My wife and I have been married for 12 years together and it has been magical and tragic at times to say the least. When we first got together, there were never MEGA fireworks that made either one of us feel as though we could never breath again if we didnt see each other again if you know what i mean. We both had previous long term relationships that ended up with the other person cheating and I guess you could say we were guarded in our approach. We dated for approximately 4 years, moved in together and got married shortly thereafter.

We felt really comfortable with each other to the point that we knew what the other person was thinking, their likes/dislikes and all the compatibility requirements generally though of as good in a LTR. We married in our mid to late twenties and here we are closing in on 40 and things have been on a steady decline for a couple of years. 

Our sex life is about average i would say, mostly me initiating it and averaging about 8 times a month. 

My wife has gained weight throughout the years and has gotten to a point where she is very depressed about it and quite frankly consumes her every day. She is constantly buying clothes to make herself feel better and she is finding less and less outfits to where she feels comfortable in. She is extremely beautiful btw (not just saying that as a husband, it is actually very true) I am very supportive of her and actually do every diet with her that she decides to try. (i am in good shape btw and do NOT look like a troll....)

We have gone through 2 emotional affairs, 1 from me and 1 from her. Mine lasted for approximately 3 months and hers is a different story- Hers has gone off and on for many years and since before we were actually married. I found out about a year ago the extent of the EA and confronted her with it and we were on the road to recovering from this with both of us on a level playing field. I threatened with a divorce back then but decided to make this work at the time. She has not spoken to this man since then (so I have been told and believe) however, she still does miss him and quite frankly still in love with as per our talks.

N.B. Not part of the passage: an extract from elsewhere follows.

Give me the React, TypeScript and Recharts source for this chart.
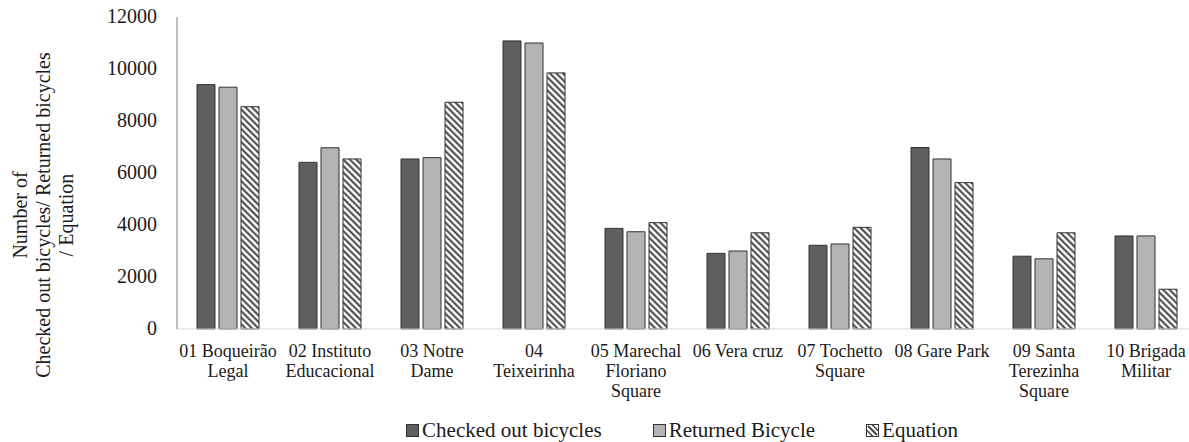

She has stated that she "wants to let me go". Let me go so that I do not want to feel any more hurt and that I can find someone that loves me as much as I love that person. My happiness is to be with my wife, however, I do know that I cannot continue to live like this anymore. I will not share my wife with anyone else even if its on an emotional level! I told her that I will file for a divorce as I see no other option- she does not know if she wants a divorce or not... 

What do you all think I should do? Follow through on the divorce? Stick it out? My friends say to follow my heart, however, I love her and my kids and our family more than I love myself. 

CONFUSED


----------



## Vienna11 (Feb 2, 2011)

It seems that if you two are still physically intimate, then the marriage still has potential. Is there a reason why your wife has trouble emotionally connecting with you? Any other issues that could be causing problems?


----------